## Written request
The data must be returned in full and exactly as given.
"""
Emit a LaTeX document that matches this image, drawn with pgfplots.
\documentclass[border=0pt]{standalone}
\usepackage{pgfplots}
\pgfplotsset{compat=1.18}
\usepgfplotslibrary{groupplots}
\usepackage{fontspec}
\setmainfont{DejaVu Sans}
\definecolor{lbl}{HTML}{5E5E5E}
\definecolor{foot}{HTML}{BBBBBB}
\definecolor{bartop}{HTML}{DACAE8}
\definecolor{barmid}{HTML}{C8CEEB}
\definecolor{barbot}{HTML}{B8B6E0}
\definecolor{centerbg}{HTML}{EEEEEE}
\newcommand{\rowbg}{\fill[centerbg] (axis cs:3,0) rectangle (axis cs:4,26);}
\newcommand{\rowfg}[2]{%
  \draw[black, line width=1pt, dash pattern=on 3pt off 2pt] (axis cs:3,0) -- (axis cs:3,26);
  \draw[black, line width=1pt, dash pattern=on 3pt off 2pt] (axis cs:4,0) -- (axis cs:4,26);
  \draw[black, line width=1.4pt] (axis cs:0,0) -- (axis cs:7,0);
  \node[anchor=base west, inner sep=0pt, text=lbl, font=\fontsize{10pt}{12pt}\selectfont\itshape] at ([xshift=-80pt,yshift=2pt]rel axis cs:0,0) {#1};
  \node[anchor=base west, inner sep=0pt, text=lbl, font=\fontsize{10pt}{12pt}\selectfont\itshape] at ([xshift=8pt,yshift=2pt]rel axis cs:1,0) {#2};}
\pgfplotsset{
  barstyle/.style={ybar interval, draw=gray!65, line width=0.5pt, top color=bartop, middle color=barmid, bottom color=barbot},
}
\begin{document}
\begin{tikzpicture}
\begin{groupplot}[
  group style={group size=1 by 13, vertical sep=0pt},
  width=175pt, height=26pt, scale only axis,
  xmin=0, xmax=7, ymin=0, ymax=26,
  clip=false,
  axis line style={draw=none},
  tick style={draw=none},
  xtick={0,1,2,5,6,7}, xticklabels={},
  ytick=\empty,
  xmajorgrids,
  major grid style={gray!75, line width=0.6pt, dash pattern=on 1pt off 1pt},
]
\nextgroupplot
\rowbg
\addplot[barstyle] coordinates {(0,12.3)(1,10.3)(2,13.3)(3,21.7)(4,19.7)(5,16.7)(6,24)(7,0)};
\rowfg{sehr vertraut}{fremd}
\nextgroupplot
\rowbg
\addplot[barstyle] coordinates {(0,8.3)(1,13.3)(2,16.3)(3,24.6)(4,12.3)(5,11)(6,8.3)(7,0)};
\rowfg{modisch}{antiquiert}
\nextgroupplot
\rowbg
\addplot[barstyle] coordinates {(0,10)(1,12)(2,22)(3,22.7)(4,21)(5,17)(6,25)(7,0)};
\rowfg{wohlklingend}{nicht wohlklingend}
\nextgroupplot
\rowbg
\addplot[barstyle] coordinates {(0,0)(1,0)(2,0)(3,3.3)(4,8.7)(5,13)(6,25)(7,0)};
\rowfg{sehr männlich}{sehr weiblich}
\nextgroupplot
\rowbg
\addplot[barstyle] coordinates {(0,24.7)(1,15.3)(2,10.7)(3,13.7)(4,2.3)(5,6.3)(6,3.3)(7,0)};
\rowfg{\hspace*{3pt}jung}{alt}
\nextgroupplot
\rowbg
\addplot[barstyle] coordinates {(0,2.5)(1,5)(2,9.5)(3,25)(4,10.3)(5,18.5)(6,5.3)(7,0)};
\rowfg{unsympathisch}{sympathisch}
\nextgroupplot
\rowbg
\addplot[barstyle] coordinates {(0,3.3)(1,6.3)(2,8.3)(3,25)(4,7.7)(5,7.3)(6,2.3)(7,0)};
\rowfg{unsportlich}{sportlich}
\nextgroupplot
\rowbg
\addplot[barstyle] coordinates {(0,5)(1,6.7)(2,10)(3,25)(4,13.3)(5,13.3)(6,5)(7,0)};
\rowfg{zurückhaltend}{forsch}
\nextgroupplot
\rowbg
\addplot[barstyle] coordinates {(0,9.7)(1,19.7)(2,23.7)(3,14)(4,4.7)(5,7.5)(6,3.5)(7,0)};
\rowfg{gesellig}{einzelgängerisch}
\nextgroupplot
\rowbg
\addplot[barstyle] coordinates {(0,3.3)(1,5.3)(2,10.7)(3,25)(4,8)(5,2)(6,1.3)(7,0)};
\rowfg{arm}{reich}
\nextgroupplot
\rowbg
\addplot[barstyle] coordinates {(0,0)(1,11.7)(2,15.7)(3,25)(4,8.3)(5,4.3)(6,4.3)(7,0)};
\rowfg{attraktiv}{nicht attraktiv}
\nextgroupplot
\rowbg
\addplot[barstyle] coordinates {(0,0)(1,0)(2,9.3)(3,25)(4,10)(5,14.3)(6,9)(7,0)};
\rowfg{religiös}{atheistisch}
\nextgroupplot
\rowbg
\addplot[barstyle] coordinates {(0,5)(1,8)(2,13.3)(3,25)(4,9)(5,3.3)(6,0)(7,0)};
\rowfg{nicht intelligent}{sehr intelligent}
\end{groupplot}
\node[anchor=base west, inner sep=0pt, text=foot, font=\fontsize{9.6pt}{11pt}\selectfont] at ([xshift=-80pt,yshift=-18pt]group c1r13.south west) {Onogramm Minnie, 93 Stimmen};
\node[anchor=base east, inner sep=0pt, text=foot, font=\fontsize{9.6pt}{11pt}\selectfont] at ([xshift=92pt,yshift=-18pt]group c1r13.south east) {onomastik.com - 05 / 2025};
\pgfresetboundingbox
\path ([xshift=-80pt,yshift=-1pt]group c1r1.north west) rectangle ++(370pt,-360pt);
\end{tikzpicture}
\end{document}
"""
## Result for this task
Emit a LaTeX document that matches this image, drawn with pgfplots.
\documentclass[border=0pt]{standalone}
\usepackage{pgfplots}
\pgfplotsset{compat=1.18}
\usepgfplotslibrary{groupplots}
\usepackage{fontspec}
\setmainfont{DejaVu Sans}
\definecolor{lbl}{HTML}{5E5E5E}
\definecolor{foot}{HTML}{BBBBBB}
\definecolor{bartop}{HTML}{DACAE8}
\definecolor{barmid}{HTML}{C8CEEB}
\definecolor{barbot}{HTML}{B8B6E0}
\definecolor{centerbg}{HTML}{EEEEEE}
\newcommand{\rowbg}{\fill[centerbg] (axis cs:3,0) rectangle (axis cs:4,26);}
\newcommand{\rowfg}[2]{%
  \draw[black, line width=1pt, dash pattern=on 3pt off 2pt] (axis cs:3,0) -- (axis cs:3,26);
  \draw[black, line width=1pt, dash pattern=on 3pt off 2pt] (axis cs:4,0) -- (axis cs:4,26);
  \draw[black, line width=1.4pt] (axis cs:0,0) -- (axis cs:7,0);
  \node[anchor=base west, inner sep=0pt, text=lbl, font=\fontsize{10pt}{12pt}\selectfont\itshape] at ([xshift=-80pt,yshift=2pt]rel axis cs:0,0) {#1};
  \node[anchor=base west, inner sep=0pt, text=lbl, font=\fontsize{10pt}{12pt}\selectfont\itshape] at ([xshift=8pt,yshift=2pt]rel axis cs:1,0) {#2};}
\pgfplotsset{
  barstyle/.style={ybar interval, draw=gray!65, line width=0.5pt, top color=bartop, middle color=barmid, bottom color=barbot},
}
\begin{document}
\begin{tikzpicture}
\begin{groupplot}[
  group style={group size=1 by 13, vertical sep=0pt},
  width=175pt, height=26pt, scale only axis,
  xmin=0, xmax=7, ymin=0, ymax=26,
  clip=false,
  axis line style={draw=none},
  tick style={draw=none},
  xtick={0,1,2,5,6,7}, xticklabels={},
  ytick=\empty,
  xmajorgrids,
  major grid style={gray!75, line width=0.6pt, dash pattern=on 1pt off 1pt},
]
\nextgroupplot
\rowbg
\addplot[barstyle] coordinates {(0,12.3)(1,10.3)(2,13.3)(3,21.7)(4,19.7)(5,16.7)(6,24)(7,0)};
\rowfg{sehr vertraut}{fremd}
\nextgroupplot
\rowbg
\addplot[barstyle] coordinates {(0,8.3)(1,13.3)(2,16.3)(3,24.6)(4,12.3)(5,11)(6,8.3)(7,0)};
\rowfg{modisch}{antiquiert}
\nextgroupplot
\rowbg
\addplot[barstyle] coordinates {(0,10)(1,12)(2,22)(3,22.7)(4,21)(5,17)(6,25)(7,0)};
\rowfg{wohlklingend}{nicht wohlklingend}
\nextgroupplot
\rowbg
\addplot[barstyle] coordinates {(0,0)(1,0)(2,0)(3,3.3)(4,8.7)(5,13)(6,25)(7,0)};
\rowfg{sehr männlich}{sehr weiblich}
\nextgroupplot
\rowbg
\addplot[barstyle] coordinates {(0,24.7)(1,15.3)(2,10.7)(3,13.7)(4,2.3)(5,6.3)(6,3.3)(7,0)};
\rowfg{\hspace*{3pt}jung}{alt}
\nextgroupplot
\rowbg
\addplot[barstyle] coordinates {(0,2.5)(1,5)(2,9.5)(3,25)(4,10.3)(5,18.5)(6,5.3)(7,0)};
\rowfg{unsympathisch}{sympathisch}
\nextgroupplot
\rowbg
\addplot[barstyle] coordinates {(0,3.3)(1,6.3)(2,8.3)(3,25)(4,7.7)(5,7.3)(6,2.3)(7,0)};
\rowfg{unsportlich}{sportlich}
\nextgroupplot
\rowbg
\addplot[barstyle] coordinates {(0,5)(1,6.7)(2,10)(3,25)(4,13.3)(5,13.3)(6,5)(7,0)};
\rowfg{zurückhaltend}{forsch}
\nextgroupplot
\rowbg
\addplot[barstyle] coordinates {(0,9.7)(1,19.7)(2,23.7)(3,14)(4,4.7)(5,7.5)(6,3.5)(7,0)};
\rowfg{gesellig}{einzelgängerisch}
\nextgroupplot
\rowbg
\addplot[barstyle] coordinates {(0,3.3)(1,5.3)(2,10.7)(3,25)(4,8)(5,2)(6,1.3)(7,0)};
\rowfg{arm}{reich}
\nextgroupplot
\rowbg
\addplot[barstyle] coordinates {(0,0)(1,11.7)(2,15.7)(3,25)(4,8.3)(5,4.3)(6,4.3)(7,0)};
\rowfg{attraktiv}{nicht attraktiv}
\nextgroupplot
\rowbg
\addplot[barstyle] coordinates {(0,0)(1,0)(2,9.3)(3,25)(4,10)(5,14.3)(6,9)(7,0)};
\rowfg{religiös}{atheistisch}
\nextgroupplot
\rowbg
\addplot[barstyle] coordinates {(0,5)(1,8)(2,13.3)(3,25)(4,9)(5,3.3)(6,0)(7,0)};
\rowfg{nicht intelligent}{sehr intelligent}
\end{groupplot}
\node[anchor=base west, inner sep=0pt, text=foot, font=\fontsize{9.6pt}{11pt}\selectfont] at ([xshift=-80pt,yshift=-18pt]group c1r13.south west) {Onogramm Minnie, 93 Stimmen};
\node[anchor=base east, inner sep=0pt, text=foot, font=\fontsize{9.6pt}{11pt}\selectfont] at ([xshift=92pt,yshift=-18pt]group c1r13.south east) {onomastik.com - 05 / 2025};
\pgfresetboundingbox
\path ([xshift=-80pt,yshift=-1pt]group c1r1.north west) rectangle ++(370pt,-360pt);
\end{tikzpicture}
\end{document}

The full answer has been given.